* [TO BE DONE] Restate the whole of the material. Keep every word, and drop the pictures.
==== DATA LINES ====
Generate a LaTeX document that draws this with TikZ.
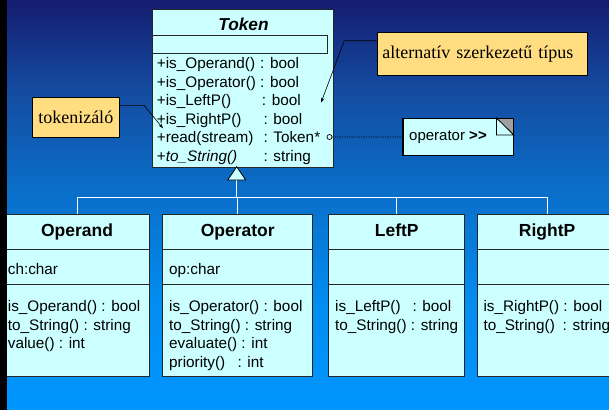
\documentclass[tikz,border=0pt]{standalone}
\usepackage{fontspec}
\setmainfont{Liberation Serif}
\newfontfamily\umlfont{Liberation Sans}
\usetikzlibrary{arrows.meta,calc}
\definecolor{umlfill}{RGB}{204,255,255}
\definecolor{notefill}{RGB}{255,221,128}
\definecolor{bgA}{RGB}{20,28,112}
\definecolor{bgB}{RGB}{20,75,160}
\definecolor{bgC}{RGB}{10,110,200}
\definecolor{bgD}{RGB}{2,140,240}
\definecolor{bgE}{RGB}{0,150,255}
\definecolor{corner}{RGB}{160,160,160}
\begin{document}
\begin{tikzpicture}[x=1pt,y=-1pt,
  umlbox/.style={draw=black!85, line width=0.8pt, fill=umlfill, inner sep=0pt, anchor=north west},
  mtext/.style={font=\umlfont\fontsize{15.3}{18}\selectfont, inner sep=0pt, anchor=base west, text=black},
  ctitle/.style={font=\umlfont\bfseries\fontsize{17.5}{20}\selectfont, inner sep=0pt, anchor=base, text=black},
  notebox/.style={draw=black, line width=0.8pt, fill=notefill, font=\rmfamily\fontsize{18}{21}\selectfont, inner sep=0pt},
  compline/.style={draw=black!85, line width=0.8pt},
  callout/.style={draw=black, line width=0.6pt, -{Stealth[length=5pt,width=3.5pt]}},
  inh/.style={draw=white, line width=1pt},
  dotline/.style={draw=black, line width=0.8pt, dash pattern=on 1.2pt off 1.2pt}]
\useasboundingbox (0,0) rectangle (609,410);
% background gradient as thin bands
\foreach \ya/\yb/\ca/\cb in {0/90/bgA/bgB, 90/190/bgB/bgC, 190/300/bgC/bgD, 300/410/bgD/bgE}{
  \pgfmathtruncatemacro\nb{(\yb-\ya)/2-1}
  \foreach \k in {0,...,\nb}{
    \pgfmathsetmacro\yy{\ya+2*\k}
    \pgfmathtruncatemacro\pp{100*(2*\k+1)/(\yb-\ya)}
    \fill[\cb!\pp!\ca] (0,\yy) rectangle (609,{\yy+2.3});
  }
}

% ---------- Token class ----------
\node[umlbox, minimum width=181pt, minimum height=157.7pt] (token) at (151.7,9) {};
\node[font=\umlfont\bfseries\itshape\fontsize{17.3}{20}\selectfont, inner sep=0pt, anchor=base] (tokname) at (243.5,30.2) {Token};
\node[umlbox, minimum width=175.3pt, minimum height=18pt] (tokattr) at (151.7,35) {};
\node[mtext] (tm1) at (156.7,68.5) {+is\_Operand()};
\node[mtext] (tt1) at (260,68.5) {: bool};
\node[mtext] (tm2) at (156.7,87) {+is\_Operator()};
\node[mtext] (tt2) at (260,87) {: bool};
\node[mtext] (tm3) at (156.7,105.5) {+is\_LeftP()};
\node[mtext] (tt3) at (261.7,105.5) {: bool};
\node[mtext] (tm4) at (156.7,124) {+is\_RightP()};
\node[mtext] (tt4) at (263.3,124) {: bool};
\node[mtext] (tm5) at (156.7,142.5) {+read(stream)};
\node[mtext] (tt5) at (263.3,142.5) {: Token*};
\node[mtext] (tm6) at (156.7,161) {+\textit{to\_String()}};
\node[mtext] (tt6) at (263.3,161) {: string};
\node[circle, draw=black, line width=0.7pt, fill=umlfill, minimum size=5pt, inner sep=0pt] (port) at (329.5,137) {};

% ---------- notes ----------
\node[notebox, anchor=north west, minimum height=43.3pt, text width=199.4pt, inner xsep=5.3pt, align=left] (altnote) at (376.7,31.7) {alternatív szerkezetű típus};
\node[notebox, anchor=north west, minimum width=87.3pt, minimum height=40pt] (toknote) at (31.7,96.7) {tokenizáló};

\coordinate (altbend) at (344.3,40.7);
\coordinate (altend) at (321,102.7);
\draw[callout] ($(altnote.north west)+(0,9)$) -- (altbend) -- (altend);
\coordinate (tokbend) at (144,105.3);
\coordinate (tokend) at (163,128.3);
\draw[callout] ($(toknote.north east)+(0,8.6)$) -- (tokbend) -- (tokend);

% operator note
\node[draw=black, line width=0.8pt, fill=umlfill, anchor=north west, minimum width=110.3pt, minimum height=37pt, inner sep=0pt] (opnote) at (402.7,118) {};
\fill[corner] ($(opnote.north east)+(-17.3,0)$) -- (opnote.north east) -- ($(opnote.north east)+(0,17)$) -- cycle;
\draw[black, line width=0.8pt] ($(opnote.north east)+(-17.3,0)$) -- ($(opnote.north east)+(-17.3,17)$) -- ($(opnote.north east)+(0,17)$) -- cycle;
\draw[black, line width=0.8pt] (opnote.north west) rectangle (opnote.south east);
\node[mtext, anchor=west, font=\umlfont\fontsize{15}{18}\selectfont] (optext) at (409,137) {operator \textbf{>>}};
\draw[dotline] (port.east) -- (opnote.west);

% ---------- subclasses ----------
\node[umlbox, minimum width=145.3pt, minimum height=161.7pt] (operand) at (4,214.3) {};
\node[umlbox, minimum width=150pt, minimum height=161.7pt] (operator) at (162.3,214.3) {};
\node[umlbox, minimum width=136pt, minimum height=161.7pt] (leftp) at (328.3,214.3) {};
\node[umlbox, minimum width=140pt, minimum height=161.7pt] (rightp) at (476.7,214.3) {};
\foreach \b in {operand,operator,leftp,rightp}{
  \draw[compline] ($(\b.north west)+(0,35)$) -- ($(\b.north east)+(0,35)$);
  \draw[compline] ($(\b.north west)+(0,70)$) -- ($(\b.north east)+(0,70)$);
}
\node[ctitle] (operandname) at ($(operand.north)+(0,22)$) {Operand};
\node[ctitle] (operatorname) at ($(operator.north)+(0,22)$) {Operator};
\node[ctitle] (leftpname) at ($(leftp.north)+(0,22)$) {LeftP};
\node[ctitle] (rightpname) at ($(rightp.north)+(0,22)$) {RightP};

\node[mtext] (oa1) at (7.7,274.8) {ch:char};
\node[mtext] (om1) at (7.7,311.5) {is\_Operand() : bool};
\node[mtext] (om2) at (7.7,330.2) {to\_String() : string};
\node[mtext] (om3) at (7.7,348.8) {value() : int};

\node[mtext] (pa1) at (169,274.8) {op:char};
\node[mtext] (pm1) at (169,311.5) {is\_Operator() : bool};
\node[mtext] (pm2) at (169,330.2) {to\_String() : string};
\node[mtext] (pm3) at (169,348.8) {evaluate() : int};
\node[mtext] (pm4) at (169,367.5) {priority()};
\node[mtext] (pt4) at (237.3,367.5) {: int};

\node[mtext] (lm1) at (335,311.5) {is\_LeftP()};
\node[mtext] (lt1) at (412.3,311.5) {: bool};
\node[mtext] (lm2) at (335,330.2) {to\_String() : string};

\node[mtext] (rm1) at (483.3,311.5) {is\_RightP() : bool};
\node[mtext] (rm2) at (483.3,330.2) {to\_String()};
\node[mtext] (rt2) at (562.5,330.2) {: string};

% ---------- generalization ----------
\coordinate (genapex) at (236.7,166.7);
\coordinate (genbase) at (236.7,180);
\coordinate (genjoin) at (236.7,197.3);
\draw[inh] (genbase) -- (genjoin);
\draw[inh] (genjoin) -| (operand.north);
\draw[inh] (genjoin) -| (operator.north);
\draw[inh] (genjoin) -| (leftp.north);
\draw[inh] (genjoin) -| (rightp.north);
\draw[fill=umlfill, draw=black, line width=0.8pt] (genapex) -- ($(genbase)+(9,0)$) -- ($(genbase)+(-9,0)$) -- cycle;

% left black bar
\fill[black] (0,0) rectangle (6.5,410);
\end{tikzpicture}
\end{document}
====
* [THE ANSWER]
Generate a LaTeX document that draws this with TikZ.
\documentclass[tikz,border=0pt]{standalone}
\usepackage{fontspec}
\setmainfont{Liberation Serif}
\newfontfamily\umlfont{Liberation Sans}
\usetikzlibrary{arrows.meta,calc}
\definecolor{umlfill}{RGB}{204,255,255}
\definecolor{notefill}{RGB}{255,221,128}
\definecolor{bgA}{RGB}{20,28,112}
\definecolor{bgB}{RGB}{20,75,160}
\definecolor{bgC}{RGB}{10,110,200}
\definecolor{bgD}{RGB}{2,140,240}
\definecolor{bgE}{RGB}{0,150,255}
\definecolor{corner}{RGB}{160,160,160}
\begin{document}
\begin{tikzpicture}[x=1pt,y=-1pt,
  umlbox/.style={draw=black!85, line width=0.8pt, fill=umlfill, inner sep=0pt, anchor=north west},
  mtext/.style={font=\umlfont\fontsize{15.3}{18}\selectfont, inner sep=0pt, anchor=base west, text=black},
  ctitle/.style={font=\umlfont\bfseries\fontsize{17.5}{20}\selectfont, inner sep=0pt, anchor=base, text=black},
  notebox/.style={draw=black, line width=0.8pt, fill=notefill, font=\rmfamily\fontsize{18}{21}\selectfont, inner sep=0pt},
  compline/.style={draw=black!85, line width=0.8pt},
  callout/.style={draw=black, line width=0.6pt, -{Stealth[length=5pt,width=3.5pt]}},
  inh/.style={draw=white, line width=1pt},
  dotline/.style={draw=black, line width=0.8pt, dash pattern=on 1.2pt off 1.2pt}]
\useasboundingbox (0,0) rectangle (609,410);
% background gradient as thin bands
\foreach \ya/\yb/\ca/\cb in {0/90/bgA/bgB, 90/190/bgB/bgC, 190/300/bgC/bgD, 300/410/bgD/bgE}{
  \pgfmathtruncatemacro\nb{(\yb-\ya)/2-1}
  \foreach \k in {0,...,\nb}{
    \pgfmathsetmacro\yy{\ya+2*\k}
    \pgfmathtruncatemacro\pp{100*(2*\k+1)/(\yb-\ya)}
    \fill[\cb!\pp!\ca] (0,\yy) rectangle (609,{\yy+2.3});
  }
}

% ---------- Token class ----------
\node[umlbox, minimum width=181pt, minimum height=157.7pt] (token) at (151.7,9) {};
\node[font=\umlfont\bfseries\itshape\fontsize{17.3}{20}\selectfont, inner sep=0pt, anchor=base] (tokname) at (243.5,30.2) {Token};
\node[umlbox, minimum width=175.3pt, minimum height=18pt] (tokattr) at (151.7,35) {};
\node[mtext] (tm1) at (156.7,68.5) {+is\_Operand()};
\node[mtext] (tt1) at (260,68.5) {: bool};
\node[mtext] (tm2) at (156.7,87) {+is\_Operator()};
\node[mtext] (tt2) at (260,87) {: bool};
\node[mtext] (tm3) at (156.7,105.5) {+is\_LeftP()};
\node[mtext] (tt3) at (261.7,105.5) {: bool};
\node[mtext] (tm4) at (156.7,124) {+is\_RightP()};
\node[mtext] (tt4) at (263.3,124) {: bool};
\node[mtext] (tm5) at (156.7,142.5) {+read(stream)};
\node[mtext] (tt5) at (263.3,142.5) {: Token*};
\node[mtext] (tm6) at (156.7,161) {+\textit{to\_String()}};
\node[mtext] (tt6) at (263.3,161) {: string};
\node[circle, draw=black, line width=0.7pt, fill=umlfill, minimum size=5pt, inner sep=0pt] (port) at (329.5,137) {};

% ---------- notes ----------
\node[notebox, anchor=north west, minimum height=43.3pt, text width=199.4pt, inner xsep=5.3pt, align=left] (altnote) at (376.7,31.7) {alternatív szerkezetű típus};
\node[notebox, anchor=north west, minimum width=87.3pt, minimum height=40pt] (toknote) at (31.7,96.7) {tokenizáló};

\coordinate (altbend) at (344.3,40.7);
\coordinate (altend) at (321,102.7);
\draw[callout] ($(altnote.north west)+(0,9)$) -- (altbend) -- (altend);
\coordinate (tokbend) at (144,105.3);
\coordinate (tokend) at (163,128.3);
\draw[callout] ($(toknote.north east)+(0,8.6)$) -- (tokbend) -- (tokend);

% operator note
\node[draw=black, line width=0.8pt, fill=umlfill, anchor=north west, minimum width=110.3pt, minimum height=37pt, inner sep=0pt] (opnote) at (402.7,118) {};
\fill[corner] ($(opnote.north east)+(-17.3,0)$) -- (opnote.north east) -- ($(opnote.north east)+(0,17)$) -- cycle;
\draw[black, line width=0.8pt] ($(opnote.north east)+(-17.3,0)$) -- ($(opnote.north east)+(-17.3,17)$) -- ($(opnote.north east)+(0,17)$) -- cycle;
\draw[black, line width=0.8pt] (opnote.north west) rectangle (opnote.south east);
\node[mtext, anchor=west, font=\umlfont\fontsize{15}{18}\selectfont] (optext) at (409,137) {operator \textbf{>>}};
\draw[dotline] (port.east) -- (opnote.west);

% ---------- subclasses ----------
\node[umlbox, minimum width=145.3pt, minimum height=161.7pt] (operand) at (4,214.3) {};
\node[umlbox, minimum width=150pt, minimum height=161.7pt] (operator) at (162.3,214.3) {};
\node[umlbox, minimum width=136pt, minimum height=161.7pt] (leftp) at (328.3,214.3) {};
\node[umlbox, minimum width=140pt, minimum height=161.7pt] (rightp) at (476.7,214.3) {};
\foreach \b in {operand,operator,leftp,rightp}{
  \draw[compline] ($(\b.north west)+(0,35)$) -- ($(\b.north east)+(0,35)$);
  \draw[compline] ($(\b.north west)+(0,70)$) -- ($(\b.north east)+(0,70)$);
}
\node[ctitle] (operandname) at ($(operand.north)+(0,22)$) {Operand};
\node[ctitle] (operatorname) at ($(operator.north)+(0,22)$) {Operator};
\node[ctitle] (leftpname) at ($(leftp.north)+(0,22)$) {LeftP};
\node[ctitle] (rightpname) at ($(rightp.north)+(0,22)$) {RightP};

\node[mtext] (oa1) at (7.7,274.8) {ch:char};
\node[mtext] (om1) at (7.7,311.5) {is\_Operand() : bool};
\node[mtext] (om2) at (7.7,330.2) {to\_String() : string};
\node[mtext] (om3) at (7.7,348.8) {value() : int};

\node[mtext] (pa1) at (169,274.8) {op:char};
\node[mtext] (pm1) at (169,311.5) {is\_Operator() : bool};
\node[mtext] (pm2) at (169,330.2) {to\_String() : string};
\node[mtext] (pm3) at (169,348.8) {evaluate() : int};
\node[mtext] (pm4) at (169,367.5) {priority()};
\node[mtext] (pt4) at (237.3,367.5) {: int};

\node[mtext] (lm1) at (335,311.5) {is\_LeftP()};
\node[mtext] (lt1) at (412.3,311.5) {: bool};
\node[mtext] (lm2) at (335,330.2) {to\_String() : string};

\node[mtext] (rm1) at (483.3,311.5) {is\_RightP() : bool};
\node[mtext] (rm2) at (483.3,330.2) {to\_String()};
\node[mtext] (rt2) at (562.5,330.2) {: string};

% ---------- generalization ----------
\coordinate (genapex) at (236.7,166.7);
\coordinate (genbase) at (236.7,180);
\coordinate (genjoin) at (236.7,197.3);
\draw[inh] (genbase) -- (genjoin);
\draw[inh] (genjoin) -| (operand.north);
\draw[inh] (genjoin) -| (operator.north);
\draw[inh] (genjoin) -| (leftp.north);
\draw[inh] (genjoin) -| (rightp.north);
\draw[fill=umlfill, draw=black, line width=0.8pt] (genapex) -- ($(genbase)+(9,0)$) -- ($(genbase)+(-9,0)$) -- cycle;

% left black bar
\fill[black] (0,0) rectangle (6.5,410);
\end{tikzpicture}
\end{document}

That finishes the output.